DOJ investigating IBM antitrust allegations: reports News
DOJ investigating IBM antitrust allegations: reports

[JURIST] The US Department of Justice (DOJ) [official website] is investigating IBM for allegations of antitrust violations stemming from their sales of mainframe computers, according to Wednesday media reports. Competitors allege that IBM is dominating the mainframe computer market [NYT report] by not allowing its operating systems to run on non-IBM mainframes. The Computer and Communications Industry Association (CCIA) [trade website] maintains [backgrounder text] that the effects of IBM's actions have "walled off vital corporate and government applications and data from the rapidly evolving high-end server market." The trade group argues that limiting the operating system's use to one platform presents problems and "retards innovation." A DOJ spokesperson had no comment on the investigation.

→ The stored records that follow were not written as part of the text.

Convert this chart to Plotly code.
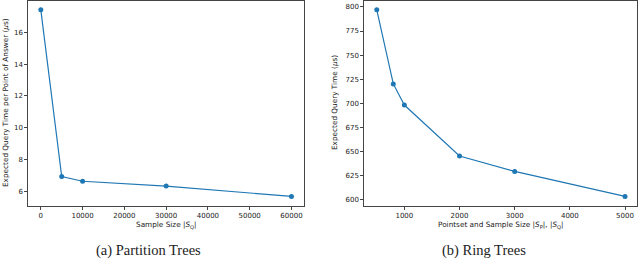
import plotly.graph_objects as go

# Data
pt_sizes = [0, 5000, 10000, 30000, 60000]
pt_times = [17.4, 6.95, 6.65, 6.35, 5.7]
rt_sizes = [500, 800, 1000, 2000, 3000, 5000]
rt_times = [797, 720, 698, 645, 629, 603]

pt_xticks = [0, 10000, 20000, 30000, 40000, 50000, 60000]
pt_yticks = [6, 8, 10, 12, 14, 16]
rt_xticks = [1000, 2000, 3000, 4000, 5000]
rt_yticks = [600, 625, 650, 675, 700, 725, 750, 775, 800]

captions = ["(a) Partition Trees", "(b) Ring Trees"]


def padded(vals, frac=0.05):
    lo, hi = min(vals), max(vals)
    d = (hi - lo) * frac
    return [lo - d, hi + d]


BLUE = "#1f77b4"
AX = "#444444"
TICKFONT = dict(family="DejaVu Sans", size=7, color="#222222")

fig = go.Figure()
fig.add_trace(go.Scatter(x=pt_sizes, y=pt_times, mode="lines+markers",
                         line=dict(color=BLUE, width=1.2),
                         marker=dict(color=BLUE, size=5),
                         xaxis="x", yaxis="y", showlegend=False))
fig.add_trace(go.Scatter(x=rt_sizes, y=rt_times, mode="lines+markers",
                         line=dict(color=BLUE, width=1.2),
                         marker=dict(color=BLUE, size=5),
                         xaxis="x2", yaxis="y2", showlegend=False))

axcommon = dict(showline=True, linecolor=AX, linewidth=1, mirror=True,
                ticks="outside", ticklen=3, tickwidth=1, tickcolor=AX,
                showgrid=False, zeroline=False, tickfont=TICKFONT)

ydom = [0.238, 0.998]
fig.update_layout(
    width=640, height=270,
    margin=dict(l=0, r=0, t=0, b=0),
    paper_bgcolor="white", plot_bgcolor="white",
    xaxis=dict(domain=[0.0442, 0.475], range=padded(pt_sizes),
               tickvals=pt_xticks, ticktext=[str(v) for v in pt_xticks],
               anchor="y", **axcommon),
    yaxis=dict(domain=ydom, range=padded(pt_times),
               tickvals=pt_yticks, ticktext=[str(v) for v in pt_yticks],
               anchor="x", **axcommon),
    xaxis2=dict(domain=[0.5693, 0.996], range=padded(rt_sizes),
                tickvals=rt_xticks, ticktext=[str(v) for v in rt_xticks],
                anchor="y2", **axcommon),
    yaxis2=dict(domain=ydom, range=padded(rt_times),
                tickvals=rt_yticks, ticktext=[str(v) for v in rt_yticks],
                anchor="x2", **axcommon),
)

TITLEFONT = dict(family="DejaVu Sans", size=7.3, color="#222222")
ann = [
    dict(text="Sample Size |<i>S</i><sub>Q</sub>|", x=166 / 640, y=1 - 225 / 270,
         textangle=0),
    dict(text="Pointset and Sample Size |<i>S</i><sub>P</sub>|, |<i>S</i><sub>Q</sub>|",
         x=501 / 640, y=1 - 225 / 270, textangle=0),
    dict(text="Expected Query Time per Point of Answer (<i>μ</i>s)", x=5 / 640,
         y=1 - 103 / 270, textangle=-90),
    dict(text="Expected Query Time (<i>μ</i>s)", x=334 / 640,
         y=1 - 103 / 270, textangle=-90),
]
for a in ann:
    fig.add_annotation(xref="paper", yref="paper", showarrow=False,
                       xanchor="center", yanchor="middle", font=TITLEFONT, **a)

CAPFONT = dict(family="Liberation Serif", size=14.5, color="#222222")
for txt, cx in zip(captions, [148, 484]):
    fig.add_annotation(text=txt, xref="paper", yref="paper", x=cx / 640,
                       y=1 - 250 / 270, showarrow=False, xanchor="center",
                       yanchor="middle", font=CAPFONT)

fig.write_html("out.html", config={"displayModeBar": False},
               post_script="document.body.style.margin='0';document.body.style.padding='0';")
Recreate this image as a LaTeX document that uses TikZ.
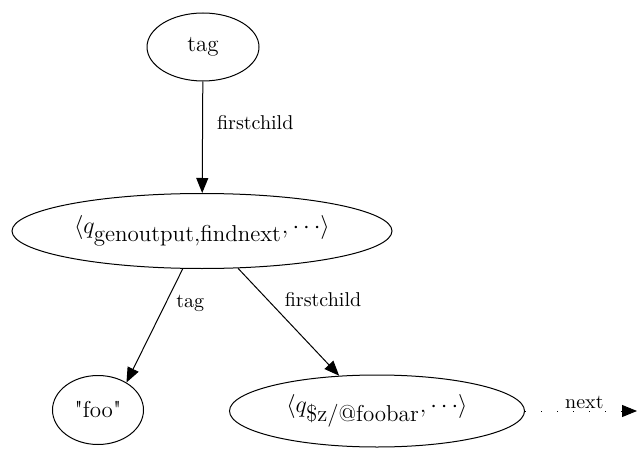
\documentclass[tikz,border=0pt]{standalone}
\usetikzlibrary{shapes.geometric,arrows.meta}
\begin{document}
\begin{tikzpicture}[x=0.5pt,y=-0.5pt,
    state/.style={draw,ellipse,inner sep=0pt,line width=0.5pt,font=\fontsize{11.5}{14}\selectfont},
    edge/.style={line width=0.5pt,-{Triangle[length=7.5pt,width=6pt]}},
    lbl/.style={inner sep=1pt,font=\fontsize{10}{12}\selectfont}]
    \useasboundingbox (0,0) rectangle (637,449);
    \node[state,minimum width=56pt,minimum height=34pt] (tag) at (203,47) {tag};
    \node[state,minimum width=190pt,minimum height=37.5pt] (gen) at (202,231)
        {$\langle q_{\mbox{genoutput,findnext}},\cdots\rangle$};
    \node[state,minimum width=45.5pt,minimum height=34.5pt] (foo) at (98,410) {\textquotedbl foo\textquotedbl};
    \node[state,minimum width=147.5pt,minimum height=36pt] (foobar) at (377,411)
        {$\langle q_{\mbox{\$z/@foobar}},\cdots\rangle$};
    \coordinate (nextend) at (637,411);
    \draw[edge] (tag) -- node[lbl,pos=.37,right=6pt] {firstchild} (gen);
    \draw[edge] (gen.243) -- node[lbl,pos=.3,right=4pt] {tag} (foo.44);
    \draw[edge] (gen.314) -- node[lbl,pos=.29,right=7.5pt] {firstchild} (foobar.137);
    \draw[edge,dash pattern=on 0.5pt off 7.5pt] (foobar) -- node[lbl,pos=.53,above=0pt] {next} (nextend);
\end{tikzpicture}
\end{document}
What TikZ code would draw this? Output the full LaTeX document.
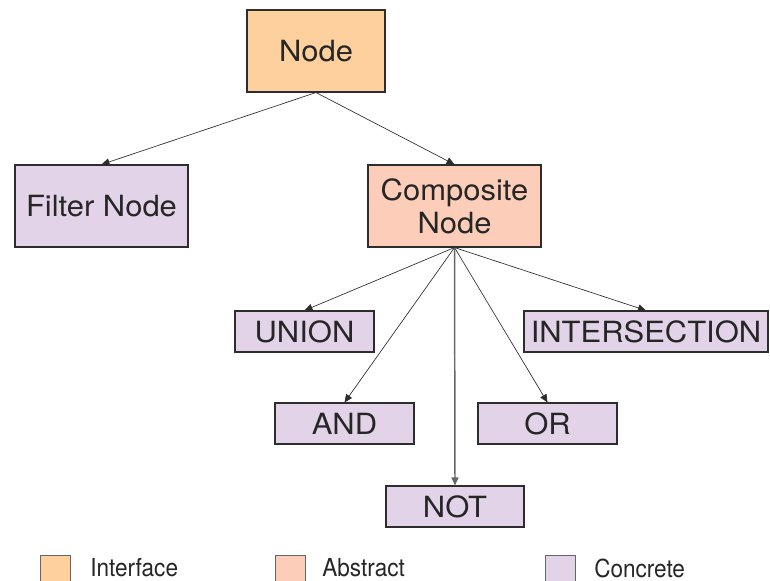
\documentclass[tikz,border=0pt]{standalone}
\usepackage{fontspec}
\setmainfont{TeX Gyre Heros}
\newfontfamily\boxfont[FakeStretch=1.06]{TeX Gyre Heros}
\newfontfamily\legfont[FakeStretch=0.91]{TeX Gyre Heros}
\usetikzlibrary{arrows.meta}
\definecolor{ifc}{RGB}{254,208,158}
\definecolor{abs}{RGB}{252,206,186}
\definecolor{con}{RGB}{227,211,232}
\definecolor{edge}{RGB}{45,45,45}
\def\px{0.75pt}
\tikzset{
  box/.style={draw=edge, line width=0.8pt, inner sep=0pt, align=center,
    text=black!85, font=\boxfont\fontsize{21.9pt}{24.75pt}\selectfont},
  big/.style={box, minimum height=82*\px},
  small/.style={box, minimum height=41*\px},
  conn/.style={draw=edge, line width=0.5pt, -{Triangle[length=8*\px,width=7*\px]}},
  vconn/.style={draw=black!60, line width=1.1pt, -{Triangle[length=8*\px,width=7*\px]}},
  legbox/.style={draw=black!60, line width=0.6pt, minimum width=30*\px, minimum height=30*\px, inner sep=0pt},
  legtext/.style={anchor=west, inner sep=0pt, text=black!85, font=\legfont\fontsize{18.6pt}{20pt}\selectfont}
}
\begin{document}
\begin{tikzpicture}[x=0.75pt,y=-0.75pt]
\useasboundingbox (0,0) rectangle (770,581);
\clip (0,0) rectangle (770,581);
% nodes
\node[big, fill=ifc, minimum width=138*\px] (node) at (316,51) {Node};
\node[big, fill=con, minimum width=173*\px] (filter) at (101.5,206) {Filter Node};
\node[big, fill=abs, minimum width=173*\px] (comp) at (454.5,206) {Composite\\Node};
\node[small, fill=con, minimum width=139*\px] (union) at (304.5,331.5) {UNION};
\node[small, fill=con, minimum width=244*\px] (inter) at (646,331.5) {INTERSECTION};
\node[small, fill=con, minimum width=139*\px] (and) at (344.5,423.5) {AND};
\node[small, fill=con, minimum width=139*\px] (or) at (547.5,423.5) {OR};
\node[small, fill=con, minimum width=138*\px] (not) at (455,506.5) {NOT};
% connectors
\draw[conn] (node.south) -- (filter.north);
\draw[conn] (node.south) -- (comp.north);
\draw[conn] (comp.south) -- (union.north);
\draw[conn] (comp.south) -- (inter.north);
\draw[conn] (comp.south) -- (and.north);
\draw[conn] (comp.south) -- (or.north);
\draw[vconn] (comp.south) -- (not.north);
% legend
\node[legbox, fill=ifc] (lg1) at (55,570) {};
\node[legtext] (lt1) at (90,568) {Interface};
\node[legbox, fill=abs] (lg2) at (290,570) {};
\node[legtext] (lt2) at (322,568) {Abstract};
\node[legbox, fill=con] (lg3) at (560,570) {};
\node[legtext] (lt3) at (594,568) {Concrete};
\end{tikzpicture}
\end{document}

In January, T3 Technologies [corporate website] filed a complaint [press release; CCIA backgrounder] against IBM with the European Commission alleging that IBM refused to sell their operating system to T3's customers. T3's US suit was recently dismissed in a New York District Court, although the company plans to appeal. In August, a district court dismissed [JURIST report] a consumer class action antitrust lawsuit against telecommunications company Qualcomm [corporate website] that alleged the company has used the licensing of CDMA [industry backgrounder] related patents to adversely affect competition.